▸ **SET EXERCISE**:
Data follows below. Repeat exactly the lines between the line holding "Clone this chart in matplotlib." and the line holding "txt = '#1a1a1a'", inclusive, and nothing more; drop pictures.

▸ **SUPPLIED DATA**:
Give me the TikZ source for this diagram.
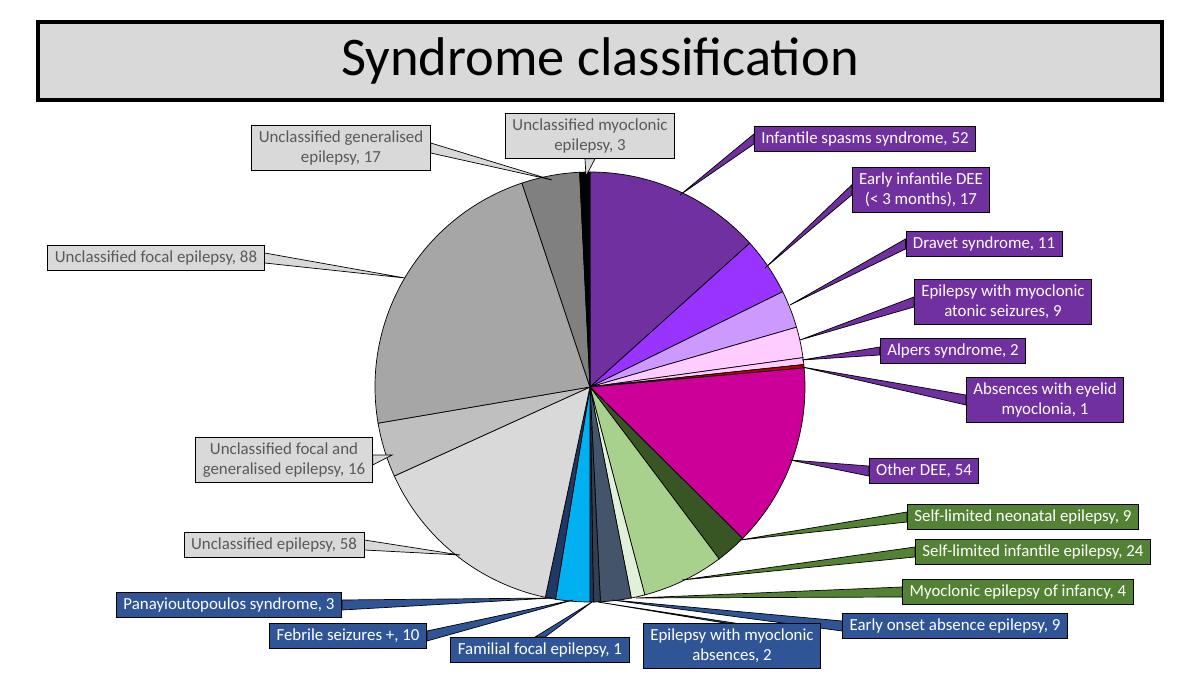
\documentclass[tikz,border=0pt]{standalone}
\usepackage{fontspec}
\setmainfont{Carlito}
\usetikzlibrary{calc}
\definecolor{pur}{HTML}{7030A0}
\definecolor{grn}{HTML}{548235}
\definecolor{blu}{HTML}{2F5597}
\definecolor{gbox}{HTML}{D9D9D9}
\definecolor{gtxt}{HTML}{595959}
\begin{document}
\begin{tikzpicture}[x=0.02cm,y=-0.02cm,
  lab/.style={draw=black,line width=0.5pt,align=center,inner xsep=4pt,inner ysep=3pt,font=\fontsize{9.6}{11.3}\selectfont},
  P/.style={lab,fill=pur,text=white},
  G/.style={lab,fill=grn,text=white},
  B/.style={lab,fill=blu,text=white},
  U/.style={lab,fill=gbox,text=gtxt},
  sl/.style={draw=black,line width=0.4pt}]
\useasboundingbox[fill=white] (0,0) rectangle (1200,675);
\node[draw=black,line width=2pt,fill=gbox,minimum width=1124*0.02cm,minimum height=78*0.02cm,font=\fontsize{31}{35}\selectfont] (title) at (600,61) {Syndrome classification};
% pie
\coordinate (c) at (590,387);
\begin{scope}[shift={(590,387)},yscale=-1]
\def\R{215}
\foreach \a/\b/\col in {90/42/7030A0, 42/26.31/9933FF, 26.31/16.15/CC99FF, 16.15/7.85/FFCCFF, 7.85/6.0/FFCCFF, 6.0/5.08/C00000,
 5.08/-44.77/CC0099, -44.77/-53.08/375623, -53.08/-75.23/A9D18E, -75.23/-78.92/E2F0D9, -78.92/-87.23/44546A, -87.23/-89.08/333F50,
 -89.08/-90/1F3864, -90/-99.23/00B0F0, -99.23/-102/1F3864, -102/-155.54/D9D9D9, -155.54/-170.31/BFBFBF, -170.31/-251.54/A6A6A6,
 -251.54/-267.23/808080, -267.23/-270/000000}{
  \definecolor{tmp}{HTML}{\col}
  \filldraw[sl,fill=tmp] (0,0) -- (\a:\R) arc[start angle=\a,end angle=\b,radius=\R] -- cycle;
}
\end{scope}
% labels
\node[U] (ug) at (341,148) {Unclassified generalised\\epilepsy, 17};
\node[U] (um) at (590,136) {Unclassified myoclonic\\epilepsy, 3};
\node[P] (is) at (865,139) {Infantile spasms syndrome, 52};
\node[P] (ei) at (921,190) {Early infantile DEE\\(< 3 months), 17};
\node[P] (dr) at (984,244) {Dravet syndrome, 11};
\node[P] (em) at (1003,302) {Epilepsy with myoclonic\\atonic seizures, 9};
\node[P] (al) at (953,351) {Alpers syndrome, 2};
\node[P] (ab) at (1045,400) {Absences with eyelid\\myoclonia, 1};
\node[P] (od) at (924,471) {Other DEE, 54};
\node[G] (sn) at (1023,517) {Self-limited neonatal epilepsy, 9};
\node[G] (si) at (1033,552) {Self-limited infantile epilepsy, 24};
\node[G] (mi) at (1018,592) {Myoclonic epilepsy of infancy, 4};
\node[B] (eo) at (955,626) {Early onset absence epilepsy, 9};
\node[B] (ma) at (732,646) {Epilepsy with myoclonic\\absences, 2};
\node[B] (ff) at (540,650) {Familial focal epilepsy, 1};
\node[B] (fs) at (348,636) {Febrile seizures +, 10};
\node[B] (pa) at (229,605) {Panayioutopoulos syndrome, 3};
\node[U] (ue) at (274,545) {Unclassified epilepsy, 58};
\node[U] (ufg) at (284,460) {Unclassified focal and\\generalised epilepsy, 16};
\node[U] (uf) at (156,258) {Unclassified focal epilepsy, 88};
% callouts
\foreach \n/\an/\dx/\dy/\tx/\ty/\f in {ug/east/0/5/552/180/gbox, um/south/5/0/586/176/gbox, is/west/0/5/680/195/pur, ei/west/0/5/765/268/pur,
 dr/west/0/5/790/305/pur, em/west/0/5/800/340/pur, al/west/0/4/802/360/pur, ab/west/0/5/802/367/pur, od/west/0/5/790/460/pur,
 sn/west/0/5/740/540/grn, si/west/0/5/682/580/grn, mi/west/0/5/636/598/grn, eo/west/0/5/612/600/blu, ma/north/5/0/598/602/blu,
 ff/north/5/0/592/602/blu, fs/east/0/5/573/600/blu, pa/east/0/5/552/598/blu, ue/east/0/5/460/555/gbox, ufg/east/0/5/392/455/gbox,
 uf/east/0/5/405/278/gbox}{
  \filldraw[draw=black,line width=0.4pt,fill=\f] ($(\n.\an)+(\dx,\dy)$) -- (\tx,\ty) -- ($(\n.\an)-(\dx,\dy)$) -- cycle;
}
% redraw boxes on top
\node[U] at (ug) {Unclassified generalised\\epilepsy, 17};
\node[U] at (um) {Unclassified myoclonic\\epilepsy, 3};
\node[P] at (is) {Infantile spasms syndrome, 52};
\node[P] at (ei) {Early infantile DEE\\(< 3 months), 17};
\node[P] at (dr) {Dravet syndrome, 11};
\node[P] at (em) {Epilepsy with myoclonic\\atonic seizures, 9};
\node[P] at (al) {Alpers syndrome, 2};
\node[P] at (ab) {Absences with eyelid\\myoclonia, 1};
\node[P] at (od) {Other DEE, 54};
\node[G] at (sn) {Self-limited neonatal epilepsy, 9};
\node[G] at (si) {Self-limited infantile epilepsy, 24};
\node[G] at (mi) {Myoclonic epilepsy of infancy, 4};
\node[B] at (eo) {Early onset absence epilepsy, 9};
\node[B] at (ma) {Epilepsy with myoclonic\\absences, 2};
\node[B] at (ff) {Familial focal epilepsy, 1};
\node[B] at (fs) {Febrile seizures +, 10};
\node[B] at (pa) {Panayioutopoulos syndrome, 3};
\node[U] at (ue) {Unclassified epilepsy, 58};
\node[U] at (ufg) {Unclassified focal and\\generalised epilepsy, 16};
\node[U] at (uf) {Unclassified focal epilepsy, 88};
\end{tikzpicture}
\end{document}
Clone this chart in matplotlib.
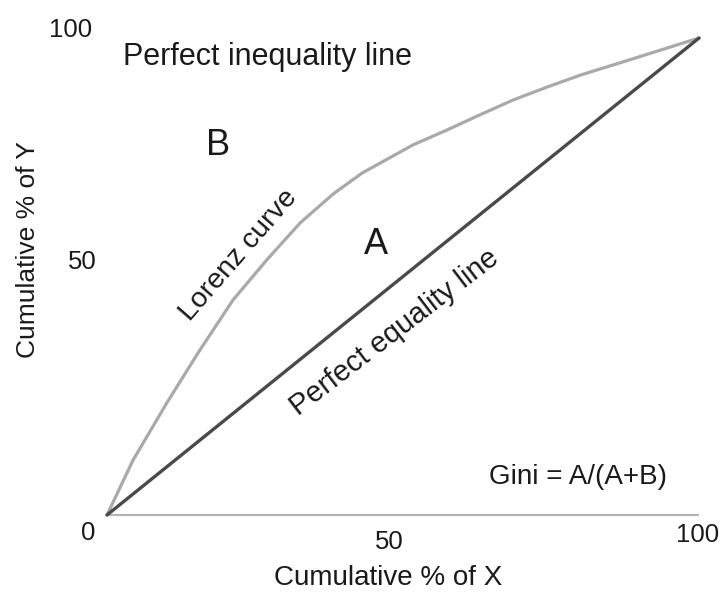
import numpy as np
import matplotlib
matplotlib.use("Agg")
import matplotlib.pyplot as plt

plt.rcParams['font.family'] = ['Liberation Sans', 'DejaVu Sans']

# Lorenz curve (cumulative % of X vs cumulative % of Y)
lorenz_x = [0, 4.4, 10.1, 15.7, 21.3, 27.0, 32.6, 38.2, 43.1, 51.7, 57.4, 63.0, 68.6, 74.3, 79.9, 88.2, 100]
lorenz_y = [0, 11.5, 23.5, 34.6, 45.1, 53.5, 61.2, 67.3, 71.7, 77.6, 80.7, 83.9, 87.0, 89.7, 92.2, 95.4, 100]

equality_x = [0, 100]
equality_y = [0, 100]

x_ticks = [0, 50, 100]
x_tick_labels = ["0", "50", "100"]
y_ticks = [50, 100]
y_tick_labels = ["50", "100"]

fig = plt.figure(figsize=(7.24, 5.94), dpi=100)
ax = fig.add_axes([0.1478, 0.133, 0.8177, 0.803])
ax.set_xlim(0, 100)
ax.set_ylim(0, 100)
ax.set_axis_off()

# x axis line
ax.plot([0, 100], [0, 0], color='#b4b4b4', lw=1.6, solid_capstyle='butt', clip_on=False)

ax.plot(lorenz_x, lorenz_y, color='#a9a9a9', lw=2.3, solid_joinstyle='round',
        solid_capstyle='round', clip_on=False)
ax.plot(equality_x, equality_y, color='#4a4a4a', lw=2.4, solid_capstyle='round', clip_on=False)

txt = '#1a1a1a'

# tick labels
ax.text(-3.2, -3.8, x_tick_labels[0], ha='center', va='center', fontsize=18.5, color=txt)
for xv, lab in zip(x_ticks[1:], x_tick_labels[1:]):
    dx = -2.4 if xv == 50 else -0.3
    dy = -5.7 if xv == 50 else -4.2
    ax.text(xv + dx, dy, lab, ha='center', va='center', fontsize=18.5, color=txt)
ax.text(-1.7, y_ticks[0] + 3.0, y_tick_labels[0], ha='right', va='center', fontsize=18.5, color=txt)
ax.text(-2.5, y_ticks[1] + 1.7, y_tick_labels[1], ha='right', va='center', fontsize=18.5, color=txt)

# axis labels
ax.text(47.5, -10.4, "Cumulative % of X", ha='center', va='top', fontsize=20, color=txt, clip_on=False)
ax.text(-13.4, 55.6, "Cumulative % of Y", ha='center', va='center', rotation=90,
        fontsize=19, color=txt, clip_on=False)

# annotations
ax.text(2.7, 94.3, "Perfect inequality line", ha='left', va='baseline', fontsize=22, color=txt)
ax.text(18.7, 77.4, "B", ha='center', va='center', fontsize=26, color=txt)
ax.text(45.4, 56.8, "A", ha='center', va='center', fontsize=26, color=txt)
ax.text(22.3, 54.5, "Lorenz curve", ha='center', va='center', rotation=49, fontsize=20.5, color=txt)
ax.text(48.6, 38.2, "Perfect equality line", ha='center', va='center', rotation=37.5,
        fontsize=21, color=txt)
ax.text(79.6, 8.0, "Gini = A/(A+B)", ha='center', va='center', fontsize=20, color=txt)

fig.savefig("out.png", dpi=100)
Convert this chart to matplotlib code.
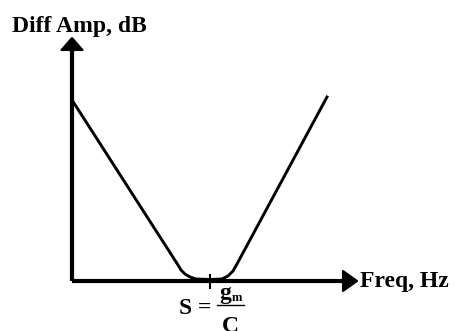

▸ **ANSWER FOR THIS EXERCISE**:
Clone this chart in matplotlib.
import numpy as np
import matplotlib
matplotlib.use("Agg")
import matplotlib.pyplot as plt

plt.rcParams['font.family'] = ['Liberation Sans', 'DejaVu Sans']

# Lorenz curve (cumulative % of X vs cumulative % of Y)
lorenz_x = [0, 4.4, 10.1, 15.7, 21.3, 27.0, 32.6, 38.2, 43.1, 51.7, 57.4, 63.0, 68.6, 74.3, 79.9, 88.2, 100]
lorenz_y = [0, 11.5, 23.5, 34.6, 45.1, 53.5, 61.2, 67.3, 71.7, 77.6, 80.7, 83.9, 87.0, 89.7, 92.2, 95.4, 100]

equality_x = [0, 100]
equality_y = [0, 100]

x_ticks = [0, 50, 100]
x_tick_labels = ["0", "50", "100"]
y_ticks = [50, 100]
y_tick_labels = ["50", "100"]

fig = plt.figure(figsize=(7.24, 5.94), dpi=100)
ax = fig.add_axes([0.1478, 0.133, 0.8177, 0.803])
ax.set_xlim(0, 100)
ax.set_ylim(0, 100)
ax.set_axis_off()

# x axis line
ax.plot([0, 100], [0, 0], color='#b4b4b4', lw=1.6, solid_capstyle='butt', clip_on=False)

ax.plot(lorenz_x, lorenz_y, color='#a9a9a9', lw=2.3, solid_joinstyle='round',
        solid_capstyle='round', clip_on=False)
ax.plot(equality_x, equality_y, color='#4a4a4a', lw=2.4, solid_capstyle='round', clip_on=False)

txt = '#1a1a1a'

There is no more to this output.